The GCC region boasts one of the driest climates in the world, with an average of over 3,500 hours of sunshine per year, more than enough to satisfy even the most hardened heat seeker. Yet despite this wealth of warmth on offer, studies show that 78% of the Middle Eastern population currently suffers from Vitamin D deficiency.
Responsible for balancing our bone calcium levels and enhancing our ability to fight off illness, Vitamin D is acquired primarily through exposure to sunlight. Yet despite having infinite access to its principal source, the Middle Eastern population boasts worrying low levels of the stuff, a likely result of our instinctive aversion to the crippling desert heat.
So how do we fix this? Head out into the desert for a day of voluntary crisping? That might indeed do the trick, but throws up a further set of complications that are probably best avoided.
In fact, there are plenty of sun-free ways to inject Vitamin D back into your system. Here are a few tips to get you back on track:
Whilst those occasional smoke breaks you take during the day might expose you to more sunshine, they’re also inhibiting your body’s ability to absorb Vitamin D. So if you want to avoid potential complications like chronic fatigue and weakness, it’s time to ditch the nicotine.

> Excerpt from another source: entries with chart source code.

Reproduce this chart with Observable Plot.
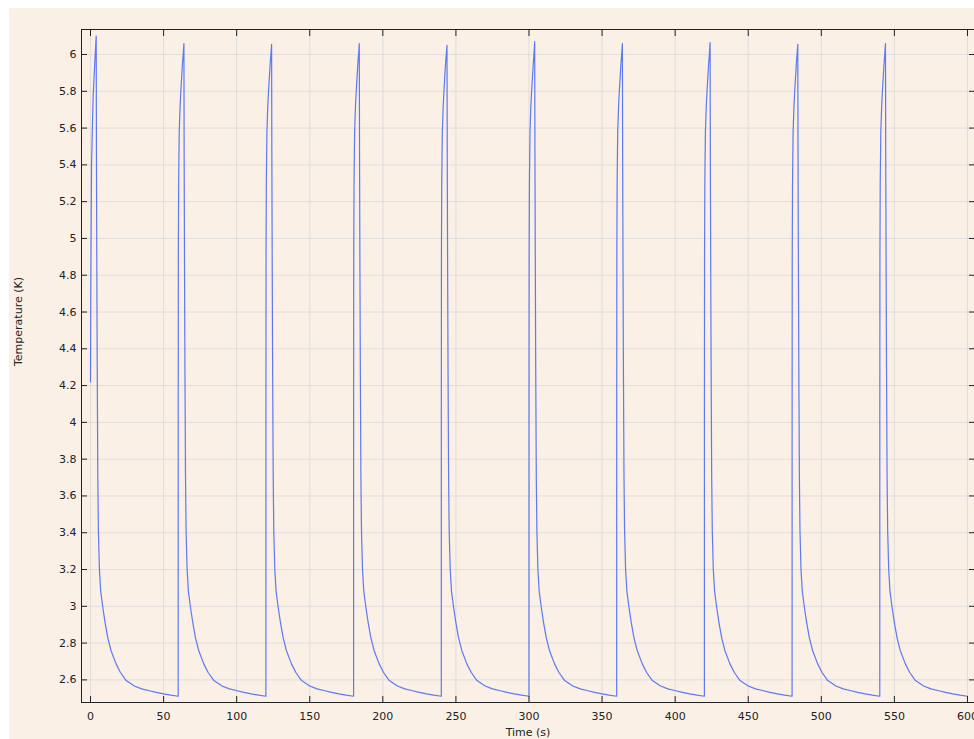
<!DOCTYPE html>
<html><head><meta charset="utf-8">
<script src="https://cdn.jsdelivr.net/npm/d3@7"></script>
<script src="https://cdn.jsdelivr.net/npm/@observablehq/plot@0.6"></script>
<style>
html,body{margin:0;padding:0;background:#fff;}
#chart{position:absolute;left:9px;top:8px;width:965px;height:731px;background:#faf0e6;overflow:hidden;}
</style></head><body><div id="chart"></div>
<script>
// Pulse cycles (every 60 s)
const cycleStart = [0, 60, 120, 180, 240, 300, 360, 420, 480, 540];
const cyclePeak  = [6.10, 6.06, 6.055, 6.06, 6.05, 6.07, 6.06, 6.065, 6.055, 6.06];
const peakTau = 3.9;

// First cycle rise (starts from 4.22 K)
const firstRiseTau  = [0, 0.2, 0.7, 1.8, 2.9, 3.4];
const firstRiseTemp = [4.22, 4.70, 5.40, 5.77, 5.95, 6.03];

// Rise of later cycles (time after cycle start, temperature)
const riseTau  = [0.02, 0.1, 0.3, 0.7, 1.3, 1.8, 2.4, 2.9, 3.4];
const riseTemp = [4.00, 4.90, 5.30, 5.58, 5.72, 5.80, 5.88, 5.95, 6.00];

// Fall and decay after the peak (time after cycle start, temperature)
const decayTau  = [4.05, 4.3, 4.6, 5.0, 5.4, 6.1, 7.0, 8.4, 10, 11.8, 14, 17.5, 20.5, 24.4, 30, 35, 40.4, 45, 50, 55, 60];
const decayTemp = [5.50, 4.90, 4.30, 3.70, 3.41, 3.20, 3.08, 2.995, 2.91, 2.83, 2.76, 2.687, 2.64, 2.596, 2.567, 2.551, 2.541, 2.532, 2.524, 2.517, 2.511];

const xTicks = [0, 50, 100, 150, 200, 250, 300, 350, 400, 450, 500, 550, 600];
const yTicks = [2.6, 2.8, 3, 3.2, 3.4, 3.6, 3.8, 4, 4.2, 4.4, 4.6, 4.8, 5, 5.2, 5.4, 5.6, 5.8, 6];

const rows = [];
cycleStart.forEach((s, k) => {
  const rt = k === 0 ? firstRiseTau : riseTau;
  const rT = k === 0 ? firstRiseTemp : riseTemp;
  rt.forEach((tau, i) => rows.push({t: s + tau, T: rT[i]}));
  rows.push({t: s + peakTau, T: cyclePeak[k]});
  decayTau.forEach((tau, i) => rows.push({t: s + tau, T: decayTemp[i]}));
});

const ink = "#222";
const fmt = d => `${d}`;
const blank = () => "";

const chart = Plot.plot({
  width: 965,
  height: 731,
  marginLeft: 72,
  marginTop: 21,
  marginBottom: 37,
  marginRight: 0,
  style: {background: "#faf0e6", fontFamily: "DejaVu Sans, sans-serif", fontSize: "11px", color: ink},
  x: {domain: [-6.16, 604.8]},
  y: {domain: [2.477, 6.136]},
  marks: [
    Plot.gridX(xTicks, {stroke: "#d6d6d6", strokeOpacity: 0.7}),
    Plot.gridY(yTicks, {stroke: "#d6d6d6", strokeOpacity: 0.7}),
    Plot.line(rows, {x: "t", y: "T", stroke: "#4d6bf2", strokeWidth: 1.2, strokeOpacity: 0.9}),
    Plot.frame({stroke: ink}),
    // inward ticks on all four sides
    Plot.axisY(yTicks, {anchor: "left", tickSize: 6, dx: 6, tickFormat: blank, label: null, stroke: ink}),
    Plot.axisY(yTicks, {anchor: "right", tickSize: 6, dx: -6, tickFormat: blank, label: null, stroke: ink}),
    Plot.axisX(xTicks, {anchor: "top", tickSize: 6, dy: 6, tickFormat: blank, label: null, stroke: ink}),
    Plot.axisX(xTicks, {anchor: "bottom", tickSize: 6, dy: -6, tickFormat: blank, label: null, stroke: ink}),
    // tick labels
    Plot.axisY(yTicks, {anchor: "left", tickSize: 0, tickPadding: 5, tickFormat: fmt, label: null, fill: ink}),
    Plot.axisX(xTicks, {anchor: "bottom", tickSize: 0, tickPadding: 10, tickFormat: fmt, label: null, fill: ink}),
    // axis titles
    Plot.text(["Time (s)"], {frameAnchor: "bottom", dy: 30, lineAnchor: "middle", fill: ink, fontSize: 11}),
    Plot.text(["Temperature (K)"], {frameAnchor: "left", dx: -63, rotate: -90, lineAnchor: "middle", fill: ink, fontSize: 11})
  ]
});
document.getElementById("chart").appendChild(chart);
</script>
</body></html>
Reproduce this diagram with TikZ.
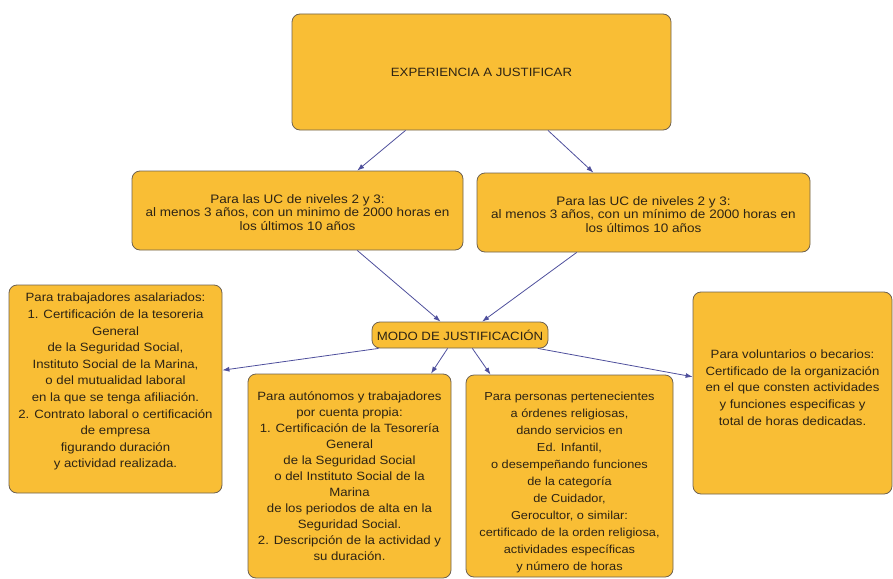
\documentclass[tikz,border=0pt]{standalone}
\usepackage{fontspec}
\setmainfont{Liberation Sans}[FakeStretch=1.1]
\usepackage{tikz}
\usetikzlibrary{arrows.meta,calc}
\definecolor{amarillo}{HTML}{F9BE35}
\definecolor{borde}{HTML}{6E6150}
\definecolor{flecha}{HTML}{4E4F9C}
\definecolor{texto}{HTML}{2E2414}

\begin{document}
\begin{tikzpicture}[x=1pt,y=-1pt,
  caja/.style={draw=borde,fill=amarillo,rounded corners=8pt,line width=0.8pt,
    align=center,text=texto,inner sep=2pt,font=\fontsize{12}{16.6}\selectfont},
  flechita/.style={draw=flecha,line width=0.8pt,-{Latex[length=7pt,width=5pt]}}]
\useasboundingbox (0,0) rectangle (893,578);
\clip (0,0) rectangle (893,578);
% nivel superior
\node[caja,minimum width=379pt,minimum height=116pt] (exp) at (481.5,72)
  {EXPERIENCIA A JUSTIFICAR};
\node[caja,minimum width=331pt,minimum height=79pt,font=\fontsize{12.3}{13.6}\selectfont] (ucIzq) at (297.5,210.5)
  {\rule{0pt}{13pt}Para las UC de niveles 2 y 3:\\ al menos 3 años, con un minimo de 2000 horas en\\ los últimos 10 años};
\node[caja,minimum width=333pt,minimum height=79pt,font=\fontsize{12.3}{13.6}\selectfont] (ucDer) at (643.5,212.5)
  {\rule{0pt}{13pt}Para las UC de niveles 2 y 3:\\ al menos 3 años, con un mínimo de 2000 horas en\\ los últimos 10 años};
\node[caja,minimum width=176pt,minimum height=26pt] (modo) at (460,335)
  {MODO DE JUSTIFICACIÓN};
% casos
\node[caja,minimum width=213pt,minimum height=208pt] (asal) at (115.5,389)
  {Para trabajadores asalariados:\\ 1. Certificación de la tesoreria\\ General\\ de la Seguridad Social,\\
   Instituto Social de la Marina,\\ o del mutualidad laboral\\ en la que se tenga afiliación.\\
   2. Contrato laboral o certificación\\ de empresa\\ figurando duración\\ y actividad realizada.\rule[-17pt]{0pt}{0pt}};
\node[caja,minimum width=203pt,minimum height=204pt,font=\fontsize{12}{16}\selectfont] (auto) at (349.5,476)
  {Para autónomos y trabajadores\\ por cuenta propia:\\ 1. Certificación de la Tesorería\\ General\\
   de la Seguridad Social\\ o del Instituto Social de la\\ Marina\\ de los periodos de alta en la\\
   Seguridad Social.\\ 2. Descripción de la actividad y\\ su duración.};
\node[caja,minimum width=207pt,minimum height=202pt,font=\fontsize{11.6}{17}\selectfont] (relig) at (569.5,476)
  {\rule{0pt}{21pt}Para personas pertenecientes\\ a órdenes religiosas,\\ dando servicios en\\ Ed. Infantil,\\
   o desempeñando funciones\\ de la categoría\\ de Cuidador,\\ Gerocultor, o similar:\\
   certificado de la orden religiosa,\\ actividades específicas\\ y número de horas};
\node[caja,minimum width=199pt,minimum height=202pt] (volun) at (792.5,393)
  {Para voluntarios o becarios:\\ Certificado de la organización\\ en el que consten actividades\\
   y funciones especificas y\\ total de horas dedicadas.\rule[-11pt]{0pt}{0pt}};
% flechas
\draw[flechita] ($(exp.south west)!0.30!(exp.south east)$) -- ($(ucIzq.north west)!0.68!(ucIzq.north east)$);
\draw[flechita] ($(exp.south west)!0.675!(exp.south east)$) -- ($(ucDer.north west)!0.35!(ucDer.north east)$);
\draw[flechita] ($(ucIzq.south west)!0.68!(ucIzq.south east)$) -- ($(modo.north west)!0.39!(modo.north east)$);
\draw[flechita] ($(ucDer.south west)!0.30!(ucDer.south east)$) -- ($(modo.north west)!0.625!(modo.north east)$);
\draw[flechita] ($(modo.south west)!0.04!(modo.south east)$) -- ($(asal.north east)!0.41!(asal.south east)$);
\draw[flechita] ($(modo.south west)!0.43!(modo.south east)$) -- ($(auto.north west)!0.90!(auto.north east)$);
\draw[flechita] ($(modo.south west)!0.57!(modo.south east)$) -- ($(relig.north west)!0.12!(relig.north east)$);
\draw[flechita] ($(modo.south west)!0.94!(modo.south east)$) -- ($(volun.north west)!0.42!(volun.south west)$);
\end{tikzpicture}
\end{document}
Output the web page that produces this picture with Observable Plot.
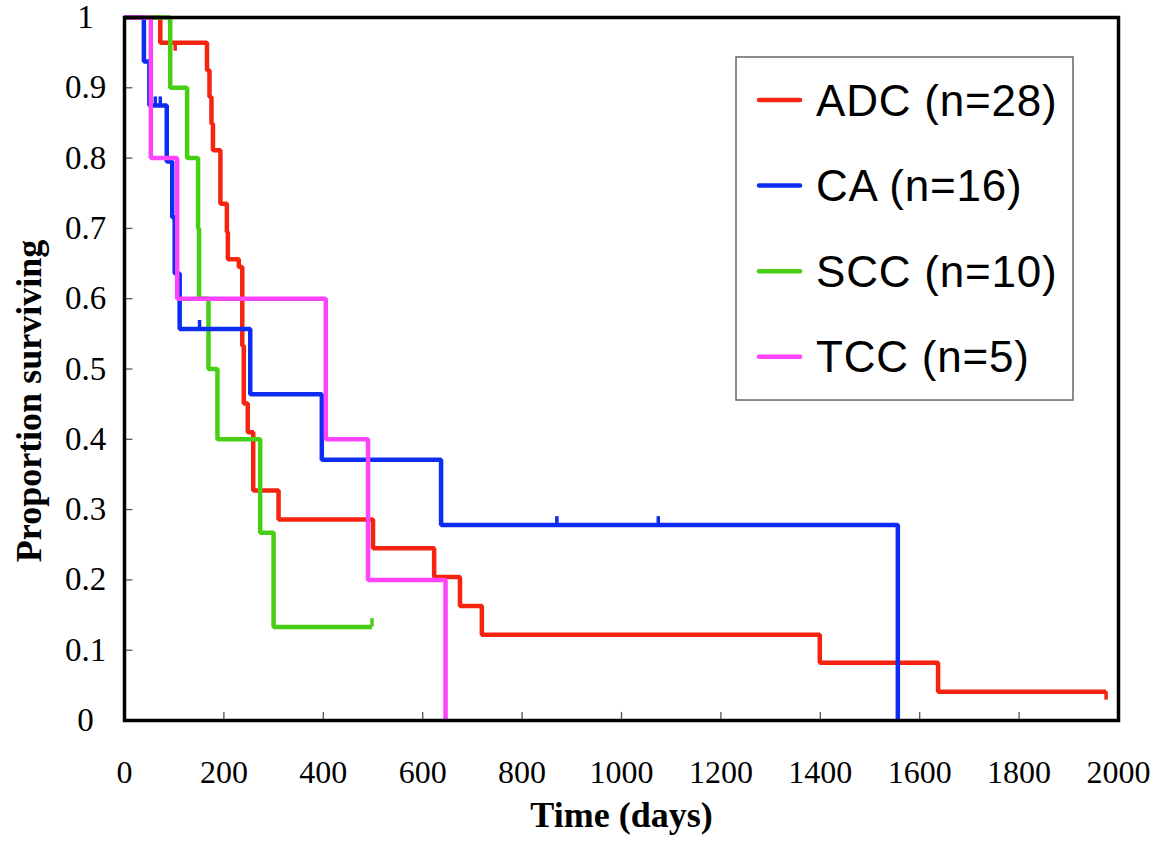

Obesity – another huge issue currently facing the Gulf region – is also a major inhibitor of Vitamin D. Fat tissue absorbs and stores Vitamin D, depriving the body of many of its benefits, and reducing its viability within the blood stream. So get out there and get active, and you’ll soon start to feel infinitely healthier as this vital vitamin starts coursing its way through your veins.
EAT FATTY FISH
Fish laden with healthy fats – the likes of salmon, mackerel and tuna – pack a hefty Vitamin D punch, with just one serving of salmon providing up to two thirds of our recommended daily D intake. So if soaking up the sun really isn’t your thing, head for the seafood aisle in your local supermarket.
D FOR DAIRY
Many brands of cow’s milk are fortified with Vitamin D, and contain enough of the stuff per serving to keep you well topped up. Some soya and rice milks are also fortified with Vitamin D, but it’s best to check the label to make sure you’re getting the recommended daily dosage.
If all of the aforementioned suggestions sound like too much of a hassle, you can also get your daily dose of Vitamin D in pill form. Supplements are widely available, and come with minimal risks attached. However, it’s best that you consult your doctor before embarking on this course of action, as an overdose of Vitamin D can be toxic.